→ PROBLEM TO WORK ON:
Copy out all lines of the records in which the word "this" appears.

→ INPUT DATA:

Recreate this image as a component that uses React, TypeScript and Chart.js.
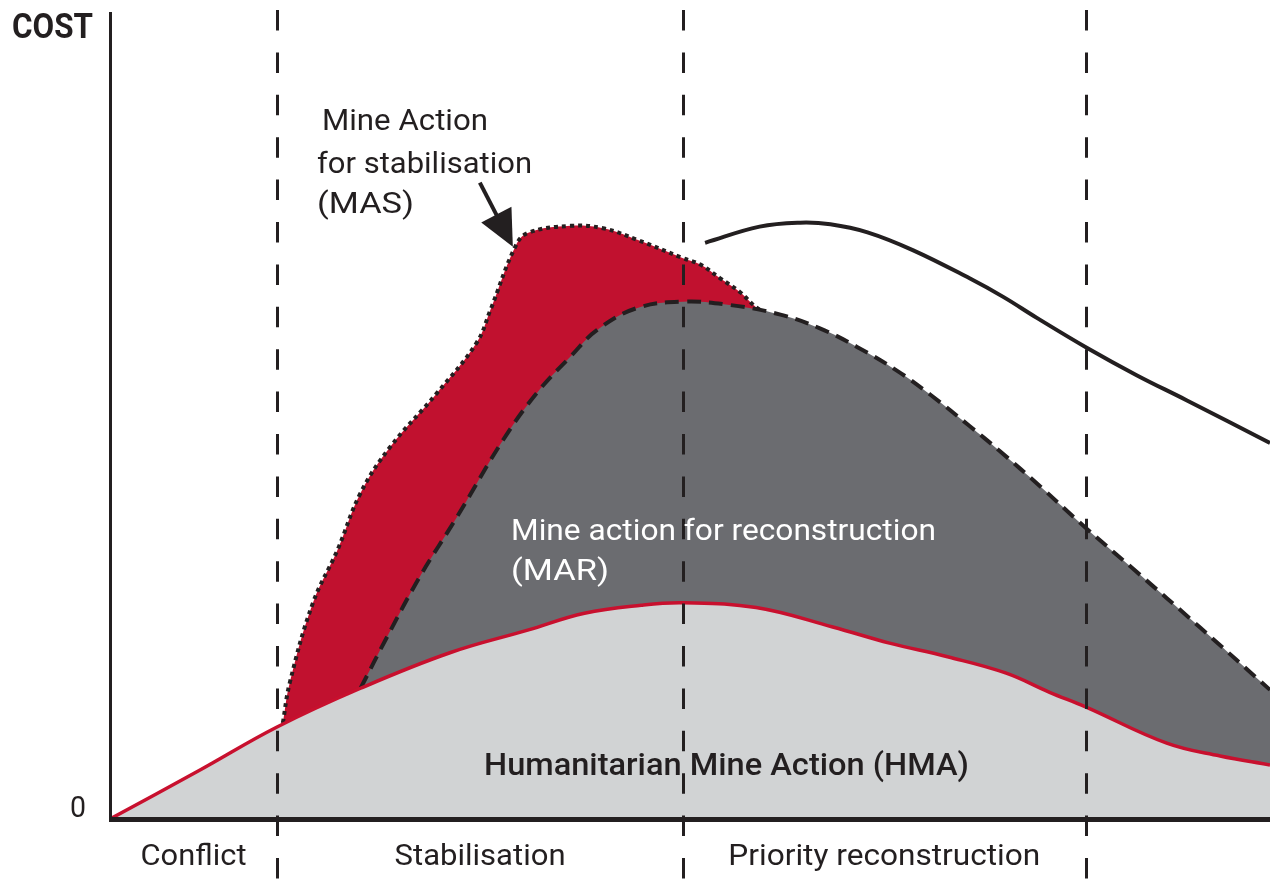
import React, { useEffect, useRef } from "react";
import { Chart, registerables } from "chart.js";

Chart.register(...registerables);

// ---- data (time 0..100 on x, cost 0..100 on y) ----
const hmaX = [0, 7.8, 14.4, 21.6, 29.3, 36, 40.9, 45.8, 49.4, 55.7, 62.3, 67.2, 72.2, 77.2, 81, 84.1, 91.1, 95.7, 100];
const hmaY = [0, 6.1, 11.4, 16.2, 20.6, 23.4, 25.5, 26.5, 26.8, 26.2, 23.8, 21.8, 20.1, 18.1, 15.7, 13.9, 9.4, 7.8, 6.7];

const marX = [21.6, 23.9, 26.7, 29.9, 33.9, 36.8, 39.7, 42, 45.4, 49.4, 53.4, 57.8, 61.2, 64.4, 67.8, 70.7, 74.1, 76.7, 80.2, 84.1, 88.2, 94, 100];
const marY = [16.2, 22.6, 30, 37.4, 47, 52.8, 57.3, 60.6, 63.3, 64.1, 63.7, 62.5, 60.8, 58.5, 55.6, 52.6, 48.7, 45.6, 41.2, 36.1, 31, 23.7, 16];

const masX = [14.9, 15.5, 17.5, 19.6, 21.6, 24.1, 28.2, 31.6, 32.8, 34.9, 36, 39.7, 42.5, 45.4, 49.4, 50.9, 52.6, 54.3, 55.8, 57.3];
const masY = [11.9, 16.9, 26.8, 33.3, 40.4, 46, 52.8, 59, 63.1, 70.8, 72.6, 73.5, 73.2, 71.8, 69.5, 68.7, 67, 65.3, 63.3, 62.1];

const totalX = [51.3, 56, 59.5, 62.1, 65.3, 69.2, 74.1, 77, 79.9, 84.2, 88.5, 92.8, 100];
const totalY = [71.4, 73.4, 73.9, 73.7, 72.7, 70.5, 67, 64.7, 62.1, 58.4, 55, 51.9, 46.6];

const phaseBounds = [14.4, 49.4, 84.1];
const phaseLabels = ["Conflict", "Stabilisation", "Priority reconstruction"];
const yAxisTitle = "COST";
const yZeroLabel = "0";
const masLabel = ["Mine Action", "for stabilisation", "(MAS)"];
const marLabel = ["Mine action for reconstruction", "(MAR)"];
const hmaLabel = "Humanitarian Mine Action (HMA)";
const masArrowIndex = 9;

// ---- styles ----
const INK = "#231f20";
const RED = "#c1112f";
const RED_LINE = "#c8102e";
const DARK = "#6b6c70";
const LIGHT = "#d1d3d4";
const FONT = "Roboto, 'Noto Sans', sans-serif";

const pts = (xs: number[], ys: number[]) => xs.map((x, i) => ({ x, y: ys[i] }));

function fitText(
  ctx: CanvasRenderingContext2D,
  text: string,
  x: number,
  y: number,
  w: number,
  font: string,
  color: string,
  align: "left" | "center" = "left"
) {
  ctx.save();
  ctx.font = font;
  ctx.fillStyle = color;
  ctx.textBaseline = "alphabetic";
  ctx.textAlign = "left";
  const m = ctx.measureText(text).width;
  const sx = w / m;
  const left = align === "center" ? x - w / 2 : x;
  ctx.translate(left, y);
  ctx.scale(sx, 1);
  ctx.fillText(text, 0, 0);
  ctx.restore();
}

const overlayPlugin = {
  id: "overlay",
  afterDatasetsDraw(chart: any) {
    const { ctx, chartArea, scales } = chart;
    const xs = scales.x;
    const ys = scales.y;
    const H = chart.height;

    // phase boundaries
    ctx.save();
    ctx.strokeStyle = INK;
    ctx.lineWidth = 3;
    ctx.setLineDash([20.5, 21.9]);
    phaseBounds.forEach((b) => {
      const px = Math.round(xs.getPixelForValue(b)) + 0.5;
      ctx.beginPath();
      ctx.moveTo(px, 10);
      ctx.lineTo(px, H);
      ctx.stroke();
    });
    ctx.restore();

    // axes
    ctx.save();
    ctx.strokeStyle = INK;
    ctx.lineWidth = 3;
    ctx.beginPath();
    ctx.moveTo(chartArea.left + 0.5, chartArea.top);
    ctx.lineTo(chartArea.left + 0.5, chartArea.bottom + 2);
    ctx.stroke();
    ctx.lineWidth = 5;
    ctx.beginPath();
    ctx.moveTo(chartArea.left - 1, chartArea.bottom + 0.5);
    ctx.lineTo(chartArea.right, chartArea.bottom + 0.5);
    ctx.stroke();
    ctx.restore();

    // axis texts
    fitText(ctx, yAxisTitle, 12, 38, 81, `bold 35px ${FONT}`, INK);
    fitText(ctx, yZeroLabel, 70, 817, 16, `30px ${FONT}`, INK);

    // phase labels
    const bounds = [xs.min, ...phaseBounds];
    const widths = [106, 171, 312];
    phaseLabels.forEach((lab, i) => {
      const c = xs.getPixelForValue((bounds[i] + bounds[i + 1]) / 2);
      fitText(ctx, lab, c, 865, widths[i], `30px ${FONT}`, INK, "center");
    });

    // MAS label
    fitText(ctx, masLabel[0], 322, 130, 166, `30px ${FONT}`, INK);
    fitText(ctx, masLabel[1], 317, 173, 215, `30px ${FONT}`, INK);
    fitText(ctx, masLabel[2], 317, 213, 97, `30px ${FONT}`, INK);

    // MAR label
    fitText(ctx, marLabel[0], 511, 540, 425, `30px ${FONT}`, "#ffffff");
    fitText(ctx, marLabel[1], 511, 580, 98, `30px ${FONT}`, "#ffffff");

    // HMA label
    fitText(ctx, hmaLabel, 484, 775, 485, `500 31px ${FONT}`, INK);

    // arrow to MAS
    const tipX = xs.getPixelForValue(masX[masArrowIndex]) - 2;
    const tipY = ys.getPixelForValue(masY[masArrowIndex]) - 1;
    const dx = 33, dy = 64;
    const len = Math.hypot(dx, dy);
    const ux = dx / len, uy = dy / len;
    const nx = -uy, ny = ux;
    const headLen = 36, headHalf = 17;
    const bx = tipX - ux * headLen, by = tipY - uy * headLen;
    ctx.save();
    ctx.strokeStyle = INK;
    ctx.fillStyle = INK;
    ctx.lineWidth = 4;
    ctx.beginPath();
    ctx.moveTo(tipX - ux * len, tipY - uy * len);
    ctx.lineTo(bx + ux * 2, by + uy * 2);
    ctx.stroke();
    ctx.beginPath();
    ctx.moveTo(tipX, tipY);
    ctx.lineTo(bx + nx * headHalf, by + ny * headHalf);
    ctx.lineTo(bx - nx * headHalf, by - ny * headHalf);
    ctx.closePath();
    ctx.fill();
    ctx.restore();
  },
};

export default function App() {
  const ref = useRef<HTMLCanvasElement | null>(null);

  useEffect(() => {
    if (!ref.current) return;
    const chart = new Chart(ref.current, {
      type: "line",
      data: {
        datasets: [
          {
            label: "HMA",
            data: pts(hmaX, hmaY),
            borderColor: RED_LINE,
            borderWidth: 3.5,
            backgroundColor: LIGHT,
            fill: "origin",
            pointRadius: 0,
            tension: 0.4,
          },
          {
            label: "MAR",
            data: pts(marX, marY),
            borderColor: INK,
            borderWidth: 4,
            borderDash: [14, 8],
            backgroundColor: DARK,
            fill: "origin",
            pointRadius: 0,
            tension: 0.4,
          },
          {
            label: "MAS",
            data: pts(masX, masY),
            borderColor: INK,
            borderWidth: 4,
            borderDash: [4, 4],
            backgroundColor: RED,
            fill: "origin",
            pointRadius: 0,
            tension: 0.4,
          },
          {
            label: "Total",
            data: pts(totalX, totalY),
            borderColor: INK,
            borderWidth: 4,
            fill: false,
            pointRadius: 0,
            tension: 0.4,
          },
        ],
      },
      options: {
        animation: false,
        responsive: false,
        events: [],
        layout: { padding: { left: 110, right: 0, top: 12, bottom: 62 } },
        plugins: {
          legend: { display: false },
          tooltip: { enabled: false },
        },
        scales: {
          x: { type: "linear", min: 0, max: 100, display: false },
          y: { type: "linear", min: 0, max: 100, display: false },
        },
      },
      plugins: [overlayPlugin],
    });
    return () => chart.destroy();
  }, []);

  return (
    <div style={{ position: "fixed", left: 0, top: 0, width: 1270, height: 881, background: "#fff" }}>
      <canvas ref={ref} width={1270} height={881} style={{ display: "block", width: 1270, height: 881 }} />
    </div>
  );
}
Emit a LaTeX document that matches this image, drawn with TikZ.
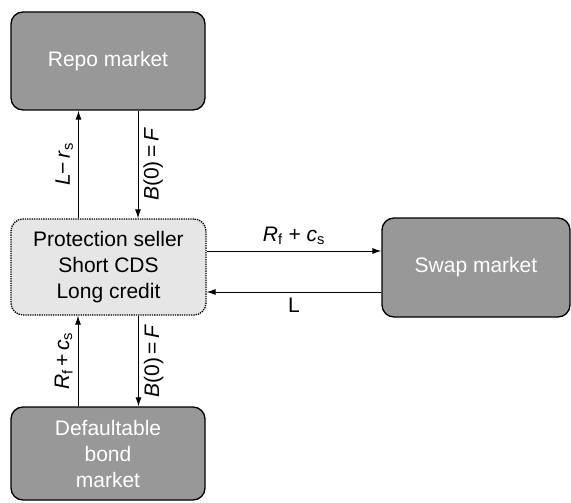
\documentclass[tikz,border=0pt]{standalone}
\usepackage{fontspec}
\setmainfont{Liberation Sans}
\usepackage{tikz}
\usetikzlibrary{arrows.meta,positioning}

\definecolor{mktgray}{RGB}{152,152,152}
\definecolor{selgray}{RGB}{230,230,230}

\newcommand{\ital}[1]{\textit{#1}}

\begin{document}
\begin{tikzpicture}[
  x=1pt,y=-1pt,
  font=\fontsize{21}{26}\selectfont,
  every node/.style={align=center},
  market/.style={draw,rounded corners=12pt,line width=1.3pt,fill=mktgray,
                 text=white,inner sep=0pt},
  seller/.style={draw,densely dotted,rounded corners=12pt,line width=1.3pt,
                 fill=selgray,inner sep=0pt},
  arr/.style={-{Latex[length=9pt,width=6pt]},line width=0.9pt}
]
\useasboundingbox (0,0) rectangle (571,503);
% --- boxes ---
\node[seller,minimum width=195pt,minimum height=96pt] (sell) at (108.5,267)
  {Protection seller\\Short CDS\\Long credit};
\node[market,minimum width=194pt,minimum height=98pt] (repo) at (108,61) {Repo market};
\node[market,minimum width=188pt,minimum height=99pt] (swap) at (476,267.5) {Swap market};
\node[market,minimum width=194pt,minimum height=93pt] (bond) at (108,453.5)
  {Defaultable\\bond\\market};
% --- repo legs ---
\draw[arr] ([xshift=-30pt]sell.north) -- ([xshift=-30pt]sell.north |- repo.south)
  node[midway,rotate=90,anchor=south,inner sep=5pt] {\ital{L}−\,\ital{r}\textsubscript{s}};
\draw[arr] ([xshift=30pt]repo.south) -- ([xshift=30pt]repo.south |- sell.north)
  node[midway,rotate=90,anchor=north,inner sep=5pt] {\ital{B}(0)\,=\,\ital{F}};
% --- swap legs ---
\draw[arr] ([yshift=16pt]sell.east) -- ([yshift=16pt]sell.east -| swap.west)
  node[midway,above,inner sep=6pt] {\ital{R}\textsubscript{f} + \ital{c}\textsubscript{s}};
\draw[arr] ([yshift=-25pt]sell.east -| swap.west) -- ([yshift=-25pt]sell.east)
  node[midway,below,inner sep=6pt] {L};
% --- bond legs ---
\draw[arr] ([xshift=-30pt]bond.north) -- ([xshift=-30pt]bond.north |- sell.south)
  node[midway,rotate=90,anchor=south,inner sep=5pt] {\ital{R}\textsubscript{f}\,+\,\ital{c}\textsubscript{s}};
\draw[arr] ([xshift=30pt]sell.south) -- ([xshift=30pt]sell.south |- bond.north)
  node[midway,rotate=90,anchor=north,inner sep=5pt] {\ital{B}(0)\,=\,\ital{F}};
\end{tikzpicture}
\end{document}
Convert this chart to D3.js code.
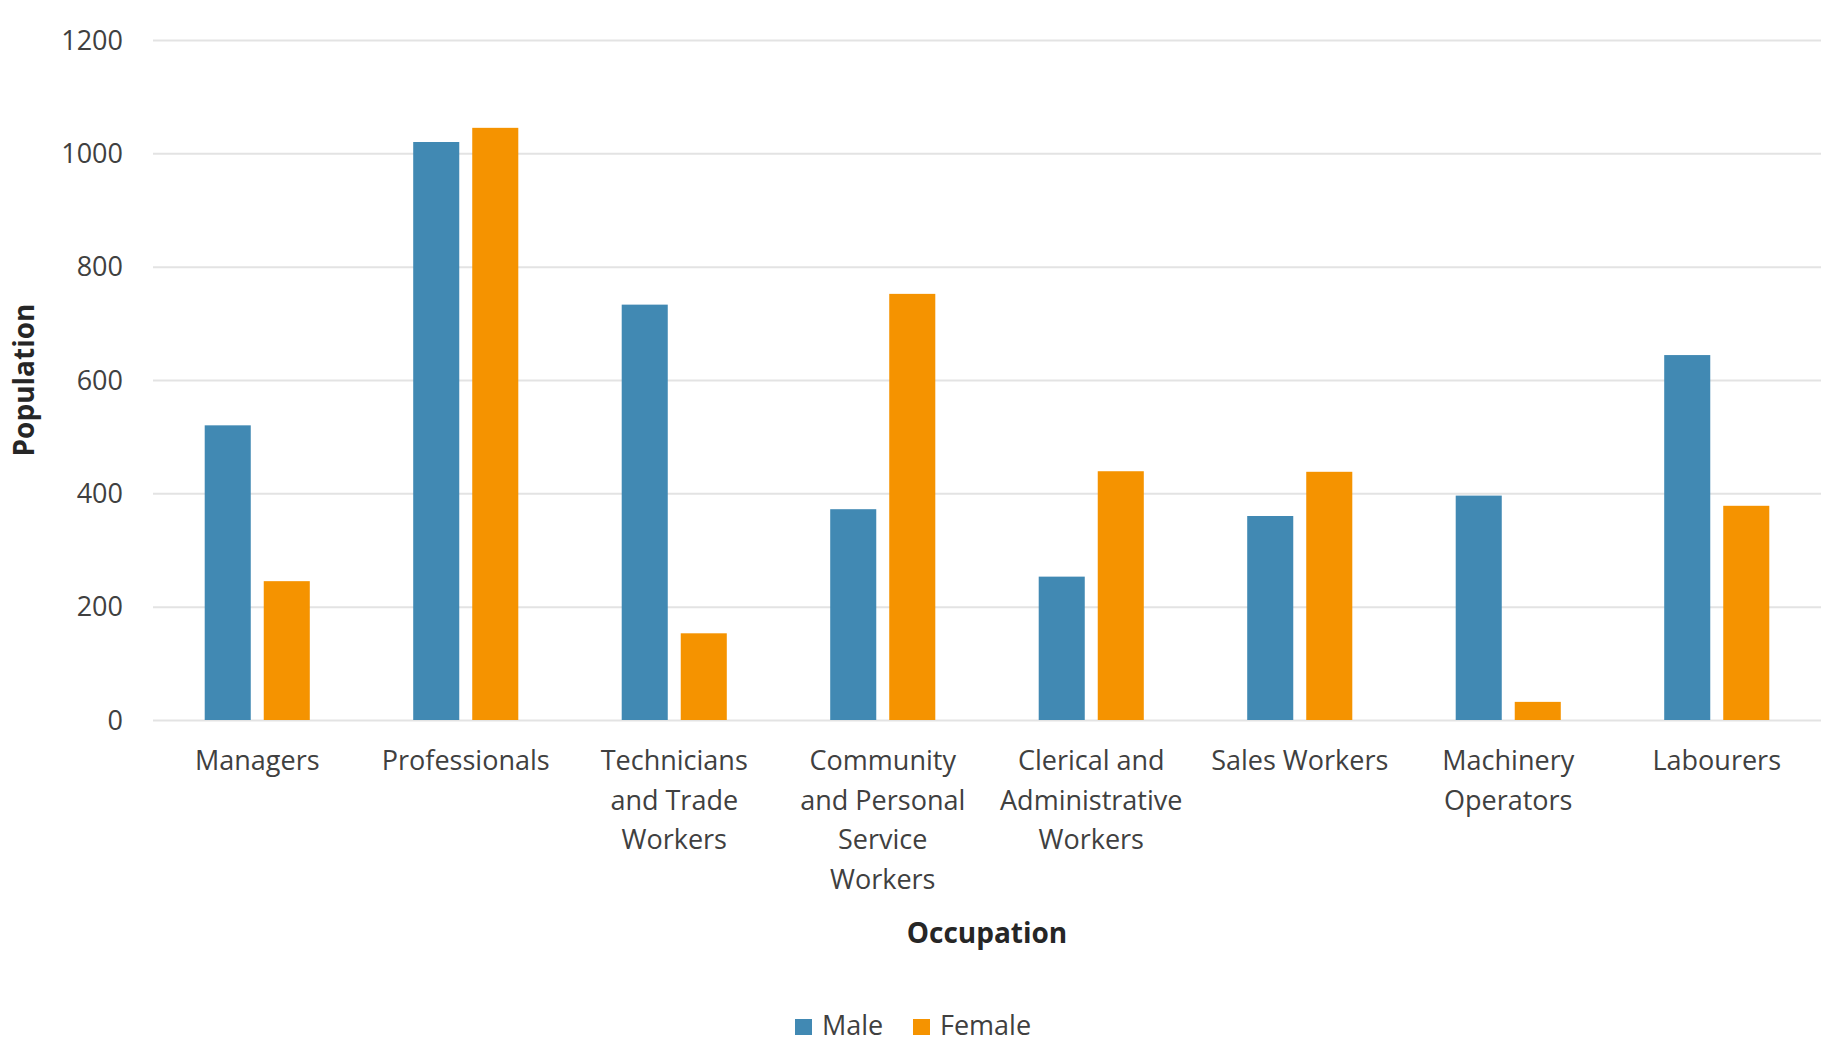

→ THE OUTPUT:
Recreate this image as a component that uses React, TypeScript and Chart.js.
Emit a LaTeX document that matches this image, drawn with TikZ.
Convert this chart to D3.js code.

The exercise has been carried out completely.